The Philadelphia Story

Barry’s study of Philadelphia’s Main Line high society remains one of the high points of ’30s screwball comedy. The play’s juxtaposition of leisured aristocratic life with the romantic cynicism of Destiny magazine reporter Mike Connor (Hambrock) offers some complex reflections on class and art in America. And the brittle, brilliant socialite Tracy Lord (McClain in the role created for Katharine Hepburn) is as indelible a character as any of Shakespeare’s comic heroines: tough and vulnerable, self-created within her gilded surroundings. Finding her well-laid marriage plans falling apart on the eve of her wedding, Lord engages in an elegant and bracingly adult burst of discovery, enabling her to declare in the play’s rich last lines that being human is all the heaven anyone need know.

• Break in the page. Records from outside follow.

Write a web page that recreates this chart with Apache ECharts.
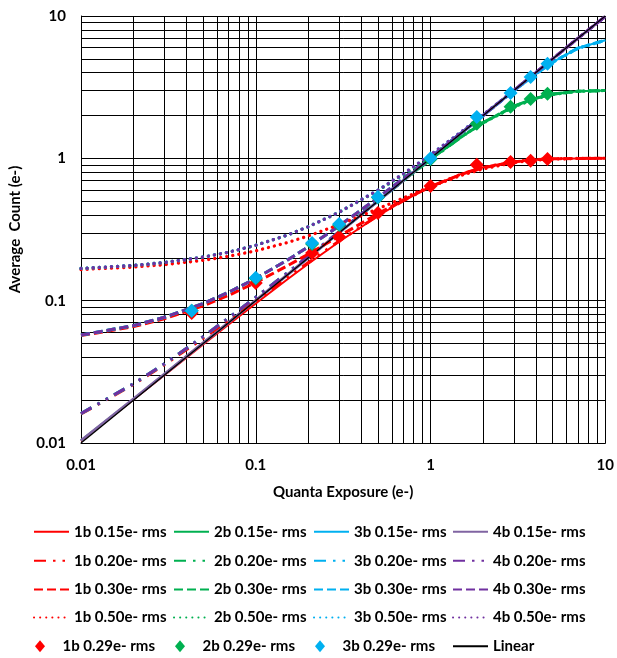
<!DOCTYPE html>
<html><head><meta charset="utf-8">
<script src="https://cdn.jsdelivr.net/npm/echarts@6/dist/echarts.min.js"></script>
<style>html,body{margin:0;padding:0;background:#fff}#c{width:617px;height:658px}</style>
</head><body><div id="c"></div>
<script>
// ---- data ----
const xs = [0.01,0.02,0.03,0.05,0.07,0.1,0.15,0.2,0.3,0.5,0.7,1,1.5,2,3,4,5,7,10];

const b1_015 = [0.0103,0.0202,0.0299,0.0492,0.068,0.0955,0.1396,0.1816,0.2594,0.3936,0.5035,0.6321,0.7768,0.8646,0.9502,0.9817,0.9933,0.9991,1.0];
const b2_015 = [0.0104,0.0204,0.0304,0.0504,0.0704,0.1004,0.1503,0.2003,0.3,0.4982,0.6936,0.977,1.41,1.782,2.328,2.652,2.828,2.962,2.997];
const b3_015 = [0.0104,0.0204,0.0304,0.0504,0.0704,0.1004,0.1503,0.2003,0.3003,0.5002,0.7002,1.0001,1.4998,1.9986,2.983,3.916,4.745,5.957,6.76];
const b4_015 = [0.0104,0.0204,0.0304,0.0504,0.0704,0.1004,0.1503,0.2003,0.3003,0.5002,0.7002,1.0001,1.5,2,3,4,5,7,9.93];

const b1_020 = [0.016,0.0258,0.0354,0.0544,0.073,0.1002,0.1438,0.1853,0.2624,0.3954,0.5043,0.6321,0.7762,0.8638,0.9496,0.9813,0.9931,0.9991,1.0];
const b2_020 = [0.0161,0.0261,0.036,0.0559,0.0758,0.1056,0.1553,0.2051,0.3043,0.5017,0.6963,0.9789,1.4106,1.7817,2.3269,2.6509,2.8272,2.9617,2.997];
const b3_020 = [0.0161,0.0261,0.036,0.0559,0.0758,0.1056,0.1553,0.2051,0.3046,0.5038,0.7031,1.0023,1.5012,1.9994,2.9832,3.9157,4.7444,5.9561,6.7594];
const b4_020 = [0.0161,0.0261,0.036,0.0559,0.0758,0.1056,0.1553,0.2051,0.3046,0.5038,0.7031,1.0023,1.5014,2.0008,3.0003,4.0001,5,7,9.93];

const b1_030 = [0.0568,0.0657,0.0746,0.092,0.1091,0.1341,0.1743,0.2126,0.284,0.408,0.5105,0.6321,0.7715,0.8582,0.9455,0.9791,0.992,0.9988,1.0];
const b2_030 = [0.0573,0.0669,0.0764,0.0955,0.1146,0.1433,0.1911,0.2391,0.335,0.5264,0.7158,0.9917,1.4147,1.7798,2.3197,2.6435,2.8216,2.9596,2.9966];
const b3_030 = [0.0573,0.0669,0.0764,0.0955,0.1146,0.1433,0.1911,0.2391,0.3354,0.529,0.7237,1.0176,1.5104,2.0049,2.9843,3.914,4.7403,5.9499,6.7557];
const b4_030 = [0.0573,0.0669,0.0764,0.0955,0.1146,0.1433,0.1911,0.2391,0.3354,0.529,0.7237,1.0176,1.5107,2.0065,3.0024,4.0009,5.0003,7,9.93];

const b1_050 = [0.1655,0.1722,0.179,0.192,0.205,0.224,0.255,0.285,0.3415,0.4416,0.527,0.632,0.759,0.843,0.934,0.973,0.989,0.9985,1.0];
const b2_050 = [0.1684,0.1768,0.1853,0.2022,0.2192,0.2448,0.2877,0.331,0.4177,0.593,0.7683,1.0261,1.4257,1.775,2.3004,2.6239,2.8068,2.9537,2.9958];
const b3_050 = [0.1684,0.1768,0.1853,0.2022,0.2192,0.2448,0.2877,0.331,0.4185,0.597,0.7795,1.0589,1.5354,2.0197,2.9875,3.9095,4.7295,5.9335,6.7457];
const b4_050 = [0.1684,0.1768,0.1853,0.2022,0.2192,0.2448,0.2877,0.331,0.4185,0.597,0.7795,1.0589,1.5357,2.0217,3.008,4.0029,5.0011,7.0001,9.93];

const markerX = [0.043,0.1,0.21,0.3,0.5,1,1.84,2.87,3.74,4.67];
const m1b_029 = [0.082,0.133,0.216,0.281,0.413,0.64,0.90,0.944,0.96,0.99];
const m2b_029 = [0.085,0.143,0.25,0.34,0.53,0.985,1.75,2.30,2.61,2.84];
const m3b_029 = [0.085,0.145,0.254,0.346,0.536,1.0,1.95,2.88,3.73,4.61];

const linearX = [0.01, 10];
const linearY = [0.01, 10];

const axisMin = 0.01, axisMax = 10;
const minorSteps = [2,3,4,5,6,7,8,9];
const decades = [0.01, 0.1, 1];

// ---- styling ----
const FONT = 'Lato';
const RED = '#FF0000', GREEN = '#00B050', CYAN = '#00B0F0', PURPLE = '#7030A0', PURPLE_L = '#8064A2';
const DASHDOT = [12, 7, 2.5, 7, 2.5, 7];
const DASH = [9, 4];
const DOT = [0.1, 6];

function pairs(xv, yv) { return xv.map((x, i) => [x, yv[i]]); }

const lineDefs = [
  ['1b 0.15e- rms', b1_015, RED,    'solid', 2],
  ['2b 0.15e- rms', b2_015, GREEN,  'solid', 2],
  ['3b 0.15e- rms', b3_015, CYAN,   'solid', 2],
  ['4b 0.15e- rms', b4_015, PURPLE_L,'solid', 3],
  ['1b 0.20e- rms', b1_020, RED,    DASHDOT, 3],
  ['2b 0.20e- rms', b2_020, GREEN,  DASHDOT, 3],
  ['3b 0.20e- rms', b3_020, CYAN,   DASHDOT, 3],
  ['4b 0.20e- rms', b4_020, PURPLE, DASHDOT, 3],
  ['1b 0.30e- rms', b1_030, RED,    DASH, 3],
  ['2b 0.30e- rms', b2_030, GREEN,  DASH, 3],
  ['3b 0.30e- rms', b3_030, CYAN,   DASH, 3],
  ['4b 0.30e- rms', b4_030, PURPLE, DASH, 3],
  ['1b 0.50e- rms', b1_050, RED,    DOT, 3.3],
  ['2b 0.50e- rms', b2_050, GREEN,  DOT, 3.3],
  ['3b 0.50e- rms', b3_050, CYAN,   DOT, 3.3],
  ['4b 0.50e- rms', b4_050, PURPLE, DOT, 3.3]
];

const series = [];
const minorX = [], minorY = [];
decades.forEach(d => minorSteps.forEach(s => { minorX.push({xAxis: +(d*s).toPrecision(3)}); minorY.push({yAxis: +(d*s).toPrecision(3)}); }));
series.push({
  type: 'line', name: '__grid', data: [], silent: true, z: 1,
  markLine: {
    silent: true, symbol: 'none', z: 1, animation: false,
    label: {show: false},
    lineStyle: {color: '#000', width: 1, type: 'solid'},
    emphasis: {disabled: true},
    data: minorX.concat(minorY)
  }
});

lineDefs.forEach(d => {
  series.push({
    type: 'line', name: d[0], data: pairs(xs, d[1]),
    symbol: 'none', smooth: false, z: 2,
    lineStyle: {color: d[2], type: d[3], width: d[4], cap: d[3] === DOT ? 'round' : 'butt'},
    itemStyle: {color: d[2]},
    emphasis: {disabled: true}
  });
});
series.push({type: 'line', name: 'Linear', data: pairs(linearX, linearY), symbol: 'none', z: 3,
  lineStyle: {color: '#000', width: 1.3}, itemStyle: {color: '#000'}, emphasis: {disabled: true}});
[['1b 0.29e- rms', m1b_029, RED], ['2b 0.29e- rms', m2b_029, GREEN], ['3b 0.29e- rms', m3b_029, CYAN]].forEach(d => {
  series.push({type: 'scatter', name: d[0], data: pairs(markerX, d[1]), symbol: 'diamond', symbolSize: 14, z: 4,
    itemStyle: {color: d[2], opacity: 1}, emphasis: {disabled: true}});
});

// legend layout: 5 rows x 4 columns
const legendGrid = [
  ['1b 0.15e- rms','2b 0.15e- rms','3b 0.15e- rms','4b 0.15e- rms'],
  ['1b 0.20e- rms','2b 0.20e- rms','3b 0.20e- rms','4b 0.20e- rms'],
  ['1b 0.30e- rms','2b 0.30e- rms','3b 0.30e- rms','4b 0.30e- rms'],
  ['1b 0.50e- rms','2b 0.50e- rms','3b 0.50e- rms','4b 0.50e- rms'],
  ['1b 0.29e- rms','2b 0.29e- rms','3b 0.29e- rms','Linear']
];
const colX = [33, 173, 313, 452];
const rowY = [533.3, 562.3, 591, 619, 647.7];
const diamondIcon = 'path://M0,0M7,1L12,7L7,13L2,7ZM14,14';
const legends = [];
legendGrid.forEach((row, r) => row.forEach((name, c) => {
  const item = {name: name};
  if (name.indexOf('0.29') >= 0) item.icon = diamondIcon;
  else item.itemStyle = {opacity: 0};
  legends.push({
    data: [item], left: colX[c], top: rowY[r] - 9, padding: 0,
    itemWidth: 35, itemHeight: 14, itemGap: 0, selectedMode: false,
    textStyle: {fontFamily: FONT, fontWeight: 'bold', fontSize: 15, color: '#000', padding: [0,0,0,0]}
  });
}));

const axisLabelStyle = {fontFamily: FONT, fontWeight: 'bold', fontSize: 15, color: '#000'};
const option = {
  animation: false,
  backgroundColor: '#fff',
  grid: {left: 81, top: 16, right: 10, bottom: 215},
  legend: legends,
  xAxis: {
    type: 'log', logBase: 10, min: axisMin, max: axisMax,
    name: 'Quanta Exposure (e-)', nameLocation: 'middle', nameGap: 42,
    nameTextStyle: axisLabelStyle,
    axisLine: {show: true, lineStyle: {color: '#000', width: 1}},
    axisTick: {show: false},
    axisLabel: Object.assign({margin: 15, formatter: v => String(v)}, axisLabelStyle),
    splitLine: {show: true, lineStyle: {color: '#000', width: 1}},
    minorTick: {show: false}, minorSplitLine: {show: false}
  },
  yAxis: {
    type: 'log', logBase: 10, min: axisMin, max: axisMax,
    name: 'Average  Count (e-)', nameLocation: 'middle', nameGap: 58, nameRotate: 90,
    nameTextStyle: axisLabelStyle,
    axisLine: {show: true, lineStyle: {color: '#000', width: 1}},
    axisTick: {show: false},
    axisLabel: Object.assign({margin: 15, formatter: v => String(v)}, axisLabelStyle),
    splitLine: {show: true, lineStyle: {color: '#000', width: 1}},
    minorTick: {show: false}, minorSplitLine: {show: false}
  },
  series: series
};
const chart = echarts.init(document.getElementById('c'), null, {renderer: 'canvas'});
chart.setOption(option);
</script>
</body></html>
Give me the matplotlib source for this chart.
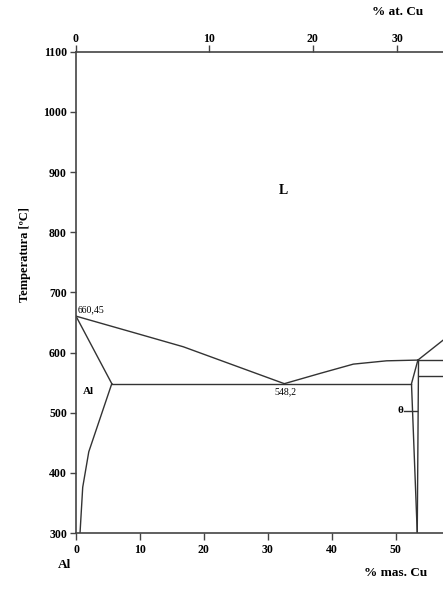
import numpy as np
import matplotlib
matplotlib.use("Agg")
import matplotlib.pyplot as plt

# ---- data (wt% Cu, temperature in °C) ----
liq_left_wt = [0.0, 9.5, 16.8, 32.6]
liq_left_T = [660.45, 631.7, 609.5, 548.2]

liq_right_wt = [32.6, 38.2, 43.4, 48.6, 53.5]
liq_right_T = [548.2, 565.3, 580.7, 586.2, 587.4]

solidus_wt = [0.0, 5.6]
solidus_T = [660.45, 548.2]

solvus_wt = [5.6, 2.0, 1.05, 0.63]
solvus_T = [548.2, 435.0, 376.0, 300.0]

eutectic_wt = [5.6, 52.5]
eutectic_T = [548.2, 548.2]

theta_left_wt = [53.5, 52.5, 53.4]
theta_left_T = [587.4, 548.2, 300.0]

theta_right_wt = [53.6, 53.4]
theta_right_T = [587.4, 300.0]

peritectic_wt = [53.5, 57.5]
peritectic_T = [587.4, 587.4]

lower_wt = [53.7, 57.5]
lower_T = [560.8, 560.8]

upper_liq_wt = [53.5, 57.5]
upper_liq_T = [587.4, 621.0]

theta_mark_wt = [51.3, 53.4]
theta_mark_T = [503.0, 503.0]

wt_ticks = [0, 10, 20, 30, 40, 50]
T_ticks = [300, 400, 500, 600, 700, 800, 900, 1000, 1100]
at_ticks = [0, 10, 20, 30]

M_CU, M_AL = 63.546, 26.982


def wt2at(w):
    w = np.asarray(w, dtype=float)
    a = w / M_CU
    b = (100.0 - w) / M_AL
    with np.errstate(divide="ignore", invalid="ignore"):
        return 100.0 * a / (a + b)


def at2wt(x):
    x = np.asarray(x, dtype=float)
    a = x * M_CU
    b = (100.0 - x) * M_AL
    with np.errstate(divide="ignore", invalid="ignore"):
        return 100.0 * a / (a + b)


plt.rcParams["font.family"] = ["Liberation Serif", "DejaVu Serif"]

fig = plt.figure(figsize=(4.43, 6.0), dpi=100)
ax = fig.add_axes([76 / 443, 67 / 600, 367 / 443, 481.3 / 600])

lc = "#333333"
lw = 1.0
for xs, ys in [
    (liq_left_wt, liq_left_T),
    (liq_right_wt, liq_right_T),
    (solidus_wt, solidus_T),
    (solvus_wt, solvus_T),
    (eutectic_wt, eutectic_T),
    (theta_left_wt, theta_left_T),
    (theta_right_wt, theta_right_T),
    (peritectic_wt, peritectic_T),
    (lower_wt, lower_T),
    (upper_liq_wt, upper_liq_T),
    (theta_mark_wt, theta_mark_T),
]:
    ax.plot(xs, ys, color=lc, lw=lw, solid_joinstyle="miter")

ax.set_xlim(0, 57.43)
ax.set_ylim(300, 1100)

ax.spines["right"].set_visible(False)
for s in ["left", "bottom", "top"]:
    ax.spines[s].set_color("#444444")
    ax.spines[s].set_linewidth(1.2)

ax.set_xticks(wt_ticks)
ax.set_yticks(T_ticks)
ax.tick_params(axis="both", direction="out", width=1.0,
               color="#444444", labelsize=8.5)
ax.tick_params(axis="x", length=5, pad=3)
ax.tick_params(axis="y", length=4.5, pad=2)
for lab in ax.get_xticklabels() + ax.get_yticklabels():
    lab.set_fontweight("bold")

sec = ax.secondary_xaxis("top", functions=(wt2at, at2wt))
sec.set_xticks(at_ticks)
sec.tick_params(direction="out", length=5, width=1.0, color="#444444",
                labelsize=8.5, pad=0)
sec.spines["top"].set_visible(False)
for lab in sec.get_xticklabels():
    lab.set_fontweight("bold")

# inside labels
ax.text(32.4, 870, "L", fontsize=10, fontweight="bold", ha="center", va="center")
ax.text(0.3, 671, "660,45", fontsize=7, ha="left", va="center")
ax.text(32.8, 534, "548,2", fontsize=7, ha="center", va="center")
ax.text(1.9, 536, "Al", fontsize=8, fontweight="bold", ha="center", va="center")
ax.text(51.2, 503, "θ", fontsize=8, fontweight="bold", ha="right", va="center")

# outside labels
fig.text(398 / 443, 1 - 12 / 600, "% at. Cu", fontsize=9.5, fontweight="bold",
         ha="center", va="center")
fig.text(396 / 443, 1 - 573 / 600, "% mas. Cu", fontsize=9.5, fontweight="bold",
         ha="center", va="center")
fig.text(65 / 443, 1 - 565 / 600, "Al", fontsize=9.5, fontweight="bold",
         ha="center", va="center")
fig.text(25 / 443, 1 - 255 / 600, "Temperatura [ºC]", fontsize=9, fontweight="bold",
         ha="center", va="center", rotation=90)

fig.savefig("out.png", dpi=100)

Circle’s Philadelphia Story is straightforward, unashamed to conjure memories of George Cukor’s potent film adaptation. McClain often seems to be channeling Hepburn in her performance, and the tall, slender Hambrock has the bearing of a young Jimmy Stewart, while adding his own note of impetuosity to the gossip writer who yearns for artistic respectability. As Lord’s ex-husband C.K. Dexter Haven, whose role in the play is rather more circumscribed than in the film, Anderson has a casual assurance, although his relatively bland take on the part leaves Lord’s ultimate decision looking a little more mysterious than perhaps it should be. Designer Bob Knuth has created a lush, overstuffed drawing room to contain these convoluted nuptials, evoking exactly the right blend of discomfort and ease.